-- DIRECTIONS FOR THIS TASK --
Write out the entire listing below exactly as it appears, minus any pictures.

>> Begin RECORDED DATA

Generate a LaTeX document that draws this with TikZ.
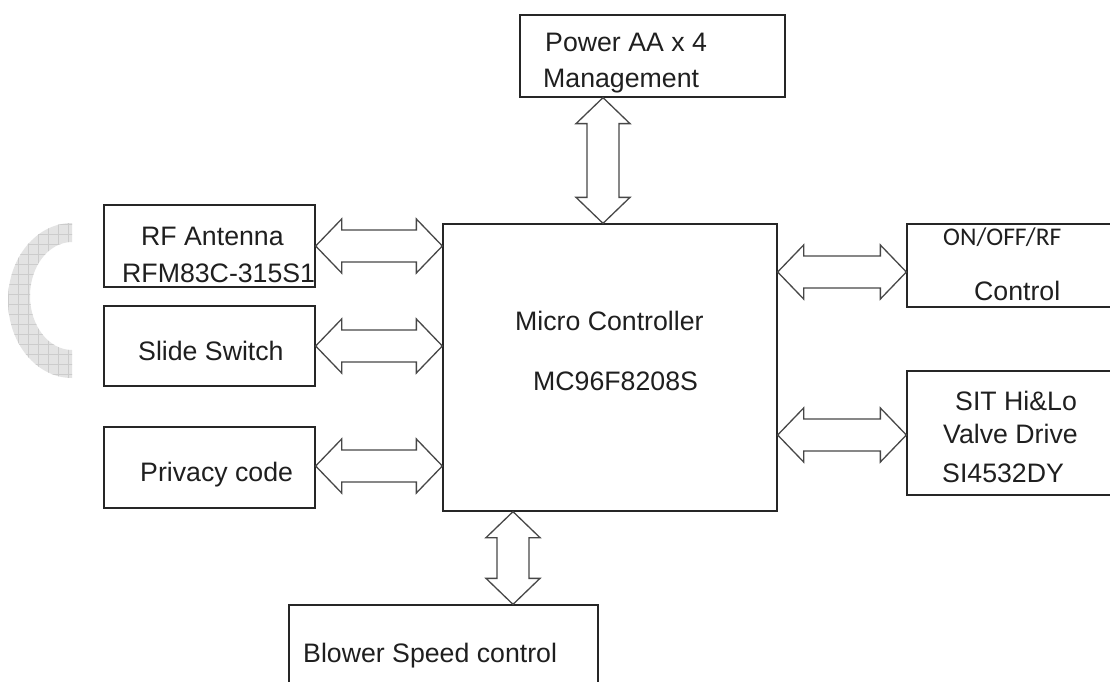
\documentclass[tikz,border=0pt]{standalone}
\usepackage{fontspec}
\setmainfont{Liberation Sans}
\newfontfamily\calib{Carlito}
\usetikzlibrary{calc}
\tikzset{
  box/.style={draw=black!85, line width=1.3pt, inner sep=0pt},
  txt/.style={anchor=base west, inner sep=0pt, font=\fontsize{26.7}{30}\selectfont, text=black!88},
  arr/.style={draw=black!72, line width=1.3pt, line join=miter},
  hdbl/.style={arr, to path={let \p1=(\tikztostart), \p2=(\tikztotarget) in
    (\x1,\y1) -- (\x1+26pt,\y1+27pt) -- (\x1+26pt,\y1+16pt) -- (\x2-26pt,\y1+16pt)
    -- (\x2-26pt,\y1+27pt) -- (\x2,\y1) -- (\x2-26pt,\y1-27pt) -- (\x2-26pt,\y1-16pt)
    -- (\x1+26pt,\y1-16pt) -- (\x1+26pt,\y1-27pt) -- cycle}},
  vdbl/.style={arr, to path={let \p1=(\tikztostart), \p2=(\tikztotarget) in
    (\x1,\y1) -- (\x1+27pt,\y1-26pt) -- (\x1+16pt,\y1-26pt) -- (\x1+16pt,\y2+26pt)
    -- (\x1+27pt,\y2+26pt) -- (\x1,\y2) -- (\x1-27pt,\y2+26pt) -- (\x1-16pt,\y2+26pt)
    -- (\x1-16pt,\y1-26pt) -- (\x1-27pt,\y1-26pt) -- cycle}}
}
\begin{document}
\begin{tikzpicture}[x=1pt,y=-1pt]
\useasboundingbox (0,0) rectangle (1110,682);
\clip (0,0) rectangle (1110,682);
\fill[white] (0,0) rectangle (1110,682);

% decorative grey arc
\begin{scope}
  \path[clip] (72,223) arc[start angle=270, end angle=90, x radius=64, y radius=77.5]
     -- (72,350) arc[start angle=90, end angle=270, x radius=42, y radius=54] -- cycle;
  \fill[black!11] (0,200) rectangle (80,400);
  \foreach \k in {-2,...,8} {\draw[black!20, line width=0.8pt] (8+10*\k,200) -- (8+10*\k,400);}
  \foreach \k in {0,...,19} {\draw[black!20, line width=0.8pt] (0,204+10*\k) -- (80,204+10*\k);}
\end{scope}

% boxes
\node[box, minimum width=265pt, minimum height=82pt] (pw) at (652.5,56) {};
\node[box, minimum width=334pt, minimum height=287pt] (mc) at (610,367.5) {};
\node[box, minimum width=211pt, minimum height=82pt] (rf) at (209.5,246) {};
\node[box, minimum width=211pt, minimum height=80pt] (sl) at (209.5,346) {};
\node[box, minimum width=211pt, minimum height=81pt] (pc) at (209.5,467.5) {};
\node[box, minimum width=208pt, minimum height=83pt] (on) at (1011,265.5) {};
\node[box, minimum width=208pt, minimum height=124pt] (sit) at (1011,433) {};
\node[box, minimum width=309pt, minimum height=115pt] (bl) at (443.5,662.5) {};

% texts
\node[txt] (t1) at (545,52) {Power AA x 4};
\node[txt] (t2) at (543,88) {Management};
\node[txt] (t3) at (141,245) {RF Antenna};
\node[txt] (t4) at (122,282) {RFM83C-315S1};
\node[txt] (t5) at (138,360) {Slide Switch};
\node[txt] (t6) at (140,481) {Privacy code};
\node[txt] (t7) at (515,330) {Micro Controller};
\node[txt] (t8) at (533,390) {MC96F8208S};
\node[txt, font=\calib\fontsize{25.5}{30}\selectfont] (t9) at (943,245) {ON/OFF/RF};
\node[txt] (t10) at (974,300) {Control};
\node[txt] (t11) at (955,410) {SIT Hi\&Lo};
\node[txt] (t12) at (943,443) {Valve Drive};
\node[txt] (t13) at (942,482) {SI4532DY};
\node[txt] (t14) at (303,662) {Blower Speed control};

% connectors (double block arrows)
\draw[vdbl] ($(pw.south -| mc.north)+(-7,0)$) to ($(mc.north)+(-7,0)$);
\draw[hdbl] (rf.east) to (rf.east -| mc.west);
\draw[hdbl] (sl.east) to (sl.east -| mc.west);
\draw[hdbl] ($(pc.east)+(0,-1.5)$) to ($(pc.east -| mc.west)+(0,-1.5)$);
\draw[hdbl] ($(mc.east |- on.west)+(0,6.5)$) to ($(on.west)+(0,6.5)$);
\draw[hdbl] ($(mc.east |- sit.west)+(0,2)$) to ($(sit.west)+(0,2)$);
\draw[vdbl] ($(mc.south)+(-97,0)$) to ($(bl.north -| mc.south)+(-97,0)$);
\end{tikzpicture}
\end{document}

>> End RECORDED DATA

-- ANSWER TO THIS PROBLEM --
Generate a LaTeX document that draws this with TikZ.
\documentclass[tikz,border=0pt]{standalone}
\usepackage{fontspec}
\setmainfont{Liberation Sans}
\newfontfamily\calib{Carlito}
\usetikzlibrary{calc}
\tikzset{
  box/.style={draw=black!85, line width=1.3pt, inner sep=0pt},
  txt/.style={anchor=base west, inner sep=0pt, font=\fontsize{26.7}{30}\selectfont, text=black!88},
  arr/.style={draw=black!72, line width=1.3pt, line join=miter},
  hdbl/.style={arr, to path={let \p1=(\tikztostart), \p2=(\tikztotarget) in
    (\x1,\y1) -- (\x1+26pt,\y1+27pt) -- (\x1+26pt,\y1+16pt) -- (\x2-26pt,\y1+16pt)
    -- (\x2-26pt,\y1+27pt) -- (\x2,\y1) -- (\x2-26pt,\y1-27pt) -- (\x2-26pt,\y1-16pt)
    -- (\x1+26pt,\y1-16pt) -- (\x1+26pt,\y1-27pt) -- cycle}},
  vdbl/.style={arr, to path={let \p1=(\tikztostart), \p2=(\tikztotarget) in
    (\x1,\y1) -- (\x1+27pt,\y1-26pt) -- (\x1+16pt,\y1-26pt) -- (\x1+16pt,\y2+26pt)
    -- (\x1+27pt,\y2+26pt) -- (\x1,\y2) -- (\x1-27pt,\y2+26pt) -- (\x1-16pt,\y2+26pt)
    -- (\x1-16pt,\y1-26pt) -- (\x1-27pt,\y1-26pt) -- cycle}}
}
\begin{document}
\begin{tikzpicture}[x=1pt,y=-1pt]
\useasboundingbox (0,0) rectangle (1110,682);
\clip (0,0) rectangle (1110,682);
\fill[white] (0,0) rectangle (1110,682);

% decorative grey arc
\begin{scope}
  \path[clip] (72,223) arc[start angle=270, end angle=90, x radius=64, y radius=77.5]
     -- (72,350) arc[start angle=90, end angle=270, x radius=42, y radius=54] -- cycle;
  \fill[black!11] (0,200) rectangle (80,400);
  \foreach \k in {-2,...,8} {\draw[black!20, line width=0.8pt] (8+10*\k,200) -- (8+10*\k,400);}
  \foreach \k in {0,...,19} {\draw[black!20, line width=0.8pt] (0,204+10*\k) -- (80,204+10*\k);}
\end{scope}

% boxes
\node[box, minimum width=265pt, minimum height=82pt] (pw) at (652.5,56) {};
\node[box, minimum width=334pt, minimum height=287pt] (mc) at (610,367.5) {};
\node[box, minimum width=211pt, minimum height=82pt] (rf) at (209.5,246) {};
\node[box, minimum width=211pt, minimum height=80pt] (sl) at (209.5,346) {};
\node[box, minimum width=211pt, minimum height=81pt] (pc) at (209.5,467.5) {};
\node[box, minimum width=208pt, minimum height=83pt] (on) at (1011,265.5) {};
\node[box, minimum width=208pt, minimum height=124pt] (sit) at (1011,433) {};
\node[box, minimum width=309pt, minimum height=115pt] (bl) at (443.5,662.5) {};

% texts
\node[txt] (t1) at (545,52) {Power AA x 4};
\node[txt] (t2) at (543,88) {Management};
\node[txt] (t3) at (141,245) {RF Antenna};
\node[txt] (t4) at (122,282) {RFM83C-315S1};
\node[txt] (t5) at (138,360) {Slide Switch};
\node[txt] (t6) at (140,481) {Privacy code};
\node[txt] (t7) at (515,330) {Micro Controller};
\node[txt] (t8) at (533,390) {MC96F8208S};
\node[txt, font=\calib\fontsize{25.5}{30}\selectfont] (t9) at (943,245) {ON/OFF/RF};
\node[txt] (t10) at (974,300) {Control};
\node[txt] (t11) at (955,410) {SIT Hi\&Lo};
\node[txt] (t12) at (943,443) {Valve Drive};
\node[txt] (t13) at (942,482) {SI4532DY};
\node[txt] (t14) at (303,662) {Blower Speed control};

% connectors (double block arrows)
\draw[vdbl] ($(pw.south -| mc.north)+(-7,0)$) to ($(mc.north)+(-7,0)$);
\draw[hdbl] (rf.east) to (rf.east -| mc.west);
\draw[hdbl] (sl.east) to (sl.east -| mc.west);
\draw[hdbl] ($(pc.east)+(0,-1.5)$) to ($(pc.east -| mc.west)+(0,-1.5)$);
\draw[hdbl] ($(mc.east |- on.west)+(0,6.5)$) to ($(on.west)+(0,6.5)$);
\draw[hdbl] ($(mc.east |- sit.west)+(0,2)$) to ($(sit.west)+(0,2)$);
\draw[vdbl] ($(mc.south)+(-97,0)$) to ($(bl.north -| mc.south)+(-97,0)$);
\end{tikzpicture}
\end{document}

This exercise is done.